Local artist given key to city, exhibition in Metro Goverment Center

[by Holly Hinson] 

 

 

 

 

 

 

 

 

 

 

 

 

Rusted farm implements combined with crochet work may sound like an odd pairing of elements for an artistic presentation, but local artist Bette Levy has created beauty from it. In fact, her artistic endeavors have earned her kudos from the city of Louisville. At a March 5 reception, Mayor Greg Fischer presented the local textile artist with the key to the city. She was also given the opportunity to showcase her work along with two other artists in a gallery exhibition in the Metro Government Center rotunda.

The exhibit, titled “Shared Boundaries,” is part of the ongoing Rotunda Art Project, a series produced in partnership with the Louisville Commission on Public Art, with assistance from the Louisville Visual Art Association.

For Levy, whose work is frequently displayed in galleries around Louisville and Southern Indiana, the city hall exhibition has been particularly gratifying.

“Just to be asked to be in the show is such an honor,” she said. “I am humbled and excited to have my work in a place where so many people can see it.”

The artist, who has lived in Louisville since 1974, is an established local name whose work has been featured in galleries since the 1980s.
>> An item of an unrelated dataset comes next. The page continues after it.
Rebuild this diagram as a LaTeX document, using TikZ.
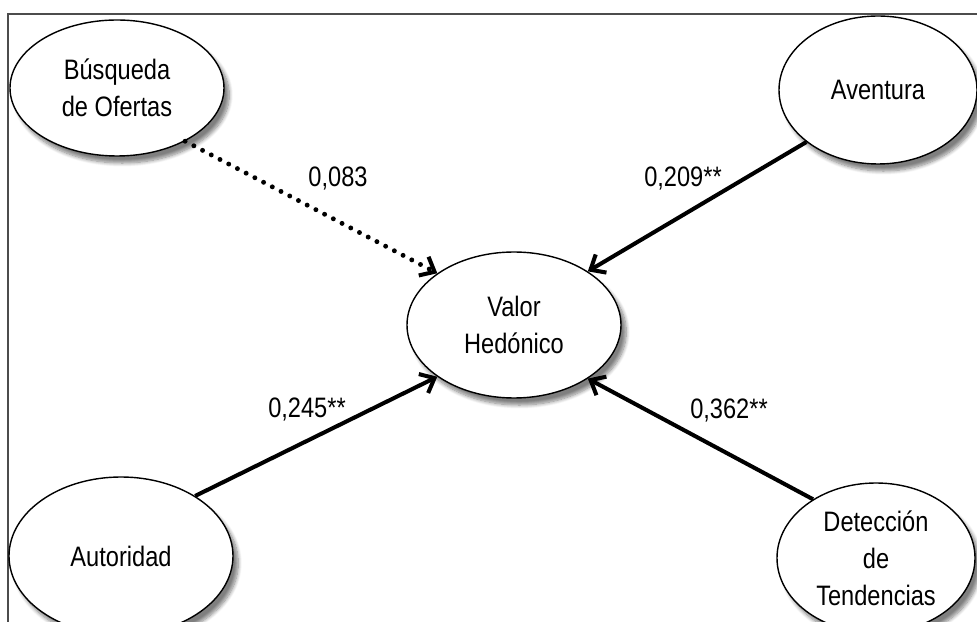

She serves as the director of the Patio Art Gallery at Jewish Community Center where she curates, installs and sometimes exhibits her own work within the Center. In 2008, her piece, “An Ayin for an Ayin,” was the cover art for the Guide to Jewish Louisville.

She is also a member and frequent exhibitor at PYRO Gallery, an art gallery co-op in the East Market Street corridor in downtown Louisville. Some of her work is currently displayed at Kentucky Museum of Art and Craft.

The pieces featured by Levy in the current Metro Government Center exhibition were originally displayed as part of the “Tools of the Trade” exhibit in the Carnegie Center Art Gallery in New Albany, IN.

As for the inspiration behind the art, Levy said she liked the juxtaposition of the farm equipment with the delicate crochet work because it is something everyone could relate to.

“This body of work speaks to so many people. When you think of farm equipment, you typically think of men; with crochet, that is typically feminine. But when you put them together, it unifies them,” she said.

Levy, who is a member of The Temple, said her Jewish heritage and upbringing informed her creation of “Tools of the Trade.”

As a child, she played with beads at the handbag factory founded by her great-grandmother in New York in the 1900’s. Her own grandmother was the designer for the company.

“I really grew up making things with my hands,” she said. “The art I created invokes this idea of working for a living, of productivity and meeting goals.”

Daniel Pfalzgraf, the curator for “Shared Boundaries,” wrote of Levy’s work: “Bette Levy’s use of old farm tools and hand-knitted embellishments reminds us of the importance of heritage, relationships and craft often associated with the rural life found further out in Jefferson County and beyond. Levy’s artwork elegantly expresses both her family’s personal history and the history of families all around the Metro area.”

Levy’s art will be on display through June 8. Visitors may see the exhibit any time the building is open to the public, weekdays from 8 a.m.-7:30 p.m. There is no charge to enter Metro Hall, but people are required to go through security and show a photo ID.